[WORK INSTRUCTIONS] Repeat every line of the listing below exactly, minus the pictures.

[DATA BLOCK]
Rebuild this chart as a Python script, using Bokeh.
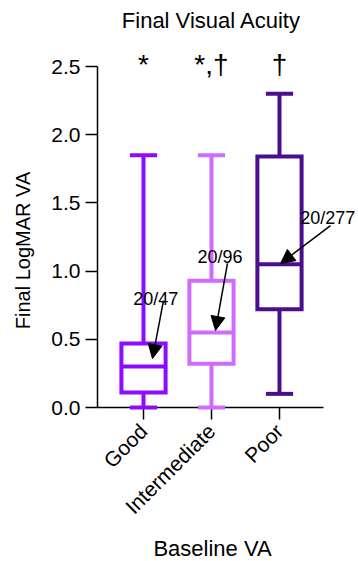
import math
from bokeh.plotting import figure
from bokeh.models import (ColumnDataSource, Range1d, FixedTicker, PrintfTickFormatter,
                          Label, Arrow, NormalHead)
from bokeh.embed import file_html
from bokeh.resources import INLINE

# ---- data ----
categories = ["Good", "Intermediate", "Poor"]
whisker_min = [0.0, 0.0, 0.10]
q1 = [0.11, 0.32, 0.72]
median = [0.30, 0.55, 1.05]
q3 = [0.47, 0.93, 1.84]
whisker_max = [1.85, 1.85, 2.30]
colors = ["#8C0CFF", "#CF6BFF", "#4A0E8E"]
median_labels = ["20/47", "20/96", "20/277"]
significance = ["*", "*,\u2020", "\u2020"]
y_ticks = [0.0, 0.5, 1.0, 1.5, 2.0, 2.5]

FONT = "Liberation Sans"
idx = list(range(len(categories)))
box_half = 0.325
cap_half = 0.2
x_axis_left, x_axis_right = -0.676, 2.647

src = ColumnDataSource(dict(
    x=idx, lo=whisker_min, q1=q1, med=median, q3=q3, hi=whisker_max, color=colors,
    box_l=[i - box_half for i in idx], box_r=[i + box_half for i in idx],
    cap_l=[i - cap_half for i in idx], cap_r=[i + cap_half for i in idx],
))

p = figure(width=358, height=561, output_backend="svg", toolbar_location=None,
           x_range=Range1d(-2.103, 3.162), y_range=Range1d(-1.129, 2.984), min_border=0)
p.outline_line_color = None
p.xgrid.visible = False
p.ygrid.visible = False
p.background_fill_color = "white"
p.border_fill_color = "white"

# whiskers
p.segment(x0="x", y0="q3", x1="x", y1="hi", source=src, line_color="color", line_width=4)
p.segment(x0="x", y0="q1", x1="x", y1="lo", source=src, line_color="color", line_width=4)
# caps
p.segment(x0="cap_l", y0="hi", x1="cap_r", y1="hi", source=src, line_color="color", line_width=4)
low_caps = p.segment(x0="cap_l", y0="lo", x1="cap_r", y1="lo", source=src,
                     line_color="color", line_width=4)
low_caps.level = "overlay"
# boxes
p.quad(left="box_l", right="box_r", top="q3", bottom="q1", source=src,
       fill_color="white", line_color="color", line_width=4, line_join="miter")
# medians
p.segment(x0="box_l", y0="med", x1="box_r", y1="med", source=src, line_color="color", line_width=4)

# axes
for ax in (p.xaxis[0], p.yaxis[0]):
    ax.axis_line_color = "black"
    ax.axis_line_width = 1.5
    ax.major_tick_line_color = "black"
    ax.major_tick_line_width = 1.5
    ax.major_tick_out = 12
    ax.major_tick_in = 0
    ax.minor_tick_line_color = None
    ax.major_label_text_font = FONT
    ax.major_label_text_color = "black"

p.yaxis.fixed_location = x_axis_left
p.yaxis.bounds = (y_ticks[0], y_ticks[-1])
p.yaxis.ticker = FixedTicker(ticks=y_ticks)
p.yaxis.formatter = PrintfTickFormatter(format="%.1f")
p.yaxis.major_label_text_font_size = "21px"
p.yaxis.major_label_standoff = 5

p.xaxis.fixed_location = 0
p.xaxis.bounds = (x_axis_left, x_axis_right)
p.xaxis.ticker = FixedTicker(ticks=idx)
p.xaxis.major_label_overrides = {i: c for i, c in zip(idx, categories)}
p.xaxis.major_label_orientation = math.pi / 4
p.xaxis.major_label_text_font_size = "21px"
p.xaxis.major_label_standoff = 8

# axis titles and chart title
p.add_layout(Label(x=-1.765, y=1.151, text="Final LogMAR VA", angle=math.pi / 2,
                   text_align="center", text_baseline="middle", text_font=FONT,
                   text_font_size="20px", text_color="black"))
p.add_layout(Label(x=1.015, y=-1.034, text="Baseline VA", text_align="center",
                   text_baseline="alphabetic", text_font=FONT, text_font_size="22px",
                   text_color="black"))
p.add_layout(Label(x=1.0, y=2.837, text="Final Visual Acuity", text_align="center",
                   text_baseline="alphabetic", text_font=FONT, text_font_size="22px",
                   text_color="black"))

# significance markers
for i, s in zip(idx, significance):
    p.add_layout(Label(x=i, y=2.515, text=s, text_align="center", text_baseline="alphabetic",
                       text_font=FONT, text_font_size="28px", text_color="black"))

# median annotations with arrows
label_offsets = [(0.18, 0.499), (0.125, 0.55), (0.71, 0.336)]
arrow_start = [(0.294, 0.484), (0.235, 0.506), (0.75, 0.284)]
arrow_end = [(0.132, 0.059), (0.059, 0.015), (0.015, 0.006)]
for i, m, t, lo, st, en in zip(idx, median, median_labels, label_offsets, arrow_start, arrow_end):
    p.add_layout(Label(x=i + lo[0], y=m + lo[1], text=t, text_align="center",
                       text_baseline="alphabetic", text_font=FONT, text_font_size="18px",
                       text_color="black"))
    p.add_layout(Arrow(x_start=i + st[0], y_start=m + st[1], x_end=i + en[0], y_end=m + en[1],
                       line_color="black", line_width=1.5,
                       end=NormalHead(size=14, fill_color="black", line_color="black")))

open("out.html", "w").write(file_html(p, INLINE))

[ANSWER]
Rebuild this chart as a Python script, using Bokeh.
import math
from bokeh.plotting import figure
from bokeh.models import (ColumnDataSource, Range1d, FixedTicker, PrintfTickFormatter,
                          Label, Arrow, NormalHead)
from bokeh.embed import file_html
from bokeh.resources import INLINE

# ---- data ----
categories = ["Good", "Intermediate", "Poor"]
whisker_min = [0.0, 0.0, 0.10]
q1 = [0.11, 0.32, 0.72]
median = [0.30, 0.55, 1.05]
q3 = [0.47, 0.93, 1.84]
whisker_max = [1.85, 1.85, 2.30]
colors = ["#8C0CFF", "#CF6BFF", "#4A0E8E"]
median_labels = ["20/47", "20/96", "20/277"]
significance = ["*", "*,\u2020", "\u2020"]
y_ticks = [0.0, 0.5, 1.0, 1.5, 2.0, 2.5]

FONT = "Liberation Sans"
idx = list(range(len(categories)))
box_half = 0.325
cap_half = 0.2
x_axis_left, x_axis_right = -0.676, 2.647

src = ColumnDataSource(dict(
    x=idx, lo=whisker_min, q1=q1, med=median, q3=q3, hi=whisker_max, color=colors,
    box_l=[i - box_half for i in idx], box_r=[i + box_half for i in idx],
    cap_l=[i - cap_half for i in idx], cap_r=[i + cap_half for i in idx],
))

p = figure(width=358, height=561, output_backend="svg", toolbar_location=None,
           x_range=Range1d(-2.103, 3.162), y_range=Range1d(-1.129, 2.984), min_border=0)
p.outline_line_color = None
p.xgrid.visible = False
p.ygrid.visible = False
p.background_fill_color = "white"
p.border_fill_color = "white"

# whiskers
p.segment(x0="x", y0="q3", x1="x", y1="hi", source=src, line_color="color", line_width=4)
p.segment(x0="x", y0="q1", x1="x", y1="lo", source=src, line_color="color", line_width=4)
# caps
p.segment(x0="cap_l", y0="hi", x1="cap_r", y1="hi", source=src, line_color="color", line_width=4)
low_caps = p.segment(x0="cap_l", y0="lo", x1="cap_r", y1="lo", source=src,
                     line_color="color", line_width=4)
low_caps.level = "overlay"
# boxes
p.quad(left="box_l", right="box_r", top="q3", bottom="q1", source=src,
       fill_color="white", line_color="color", line_width=4, line_join="miter")
# medians
p.segment(x0="box_l", y0="med", x1="box_r", y1="med", source=src, line_color="color", line_width=4)

# axes
for ax in (p.xaxis[0], p.yaxis[0]):
    ax.axis_line_color = "black"
    ax.axis_line_width = 1.5
    ax.major_tick_line_color = "black"
    ax.major_tick_line_width = 1.5
    ax.major_tick_out = 12
    ax.major_tick_in = 0
    ax.minor_tick_line_color = None
    ax.major_label_text_font = FONT
    ax.major_label_text_color = "black"

p.yaxis.fixed_location = x_axis_left
p.yaxis.bounds = (y_ticks[0], y_ticks[-1])
p.yaxis.ticker = FixedTicker(ticks=y_ticks)
p.yaxis.formatter = PrintfTickFormatter(format="%.1f")
p.yaxis.major_label_text_font_size = "21px"
p.yaxis.major_label_standoff = 5

p.xaxis.fixed_location = 0
p.xaxis.bounds = (x_axis_left, x_axis_right)
p.xaxis.ticker = FixedTicker(ticks=idx)
p.xaxis.major_label_overrides = {i: c for i, c in zip(idx, categories)}
p.xaxis.major_label_orientation = math.pi / 4
p.xaxis.major_label_text_font_size = "21px"
p.xaxis.major_label_standoff = 8

# axis titles and chart title
p.add_layout(Label(x=-1.765, y=1.151, text="Final LogMAR VA", angle=math.pi / 2,
                   text_align="center", text_baseline="middle", text_font=FONT,
                   text_font_size="20px", text_color="black"))
p.add_layout(Label(x=1.015, y=-1.034, text="Baseline VA", text_align="center",
                   text_baseline="alphabetic", text_font=FONT, text_font_size="22px",
                   text_color="black"))
p.add_layout(Label(x=1.0, y=2.837, text="Final Visual Acuity", text_align="center",
                   text_baseline="alphabetic", text_font=FONT, text_font_size="22px",
                   text_color="black"))

# significance markers
for i, s in zip(idx, significance):
    p.add_layout(Label(x=i, y=2.515, text=s, text_align="center", text_baseline="alphabetic",
                       text_font=FONT, text_font_size="28px", text_color="black"))

# median annotations with arrows
label_offsets = [(0.18, 0.499), (0.125, 0.55), (0.71, 0.336)]
arrow_start = [(0.294, 0.484), (0.235, 0.506), (0.75, 0.284)]
arrow_end = [(0.132, 0.059), (0.059, 0.015), (0.015, 0.006)]
for i, m, t, lo, st, en in zip(idx, median, median_labels, label_offsets, arrow_start, arrow_end):
    p.add_layout(Label(x=i + lo[0], y=m + lo[1], text=t, text_align="center",
                       text_baseline="alphabetic", text_font=FONT, text_font_size="18px",
                       text_color="black"))
    p.add_layout(Arrow(x_start=i + st[0], y_start=m + st[1], x_end=i + en[0], y_end=m + en[1],
                       line_color="black", line_width=1.5,
                       end=NormalHead(size=14, fill_color="black", line_color="black")))

open("out.html", "w").write(file_html(p, INLINE))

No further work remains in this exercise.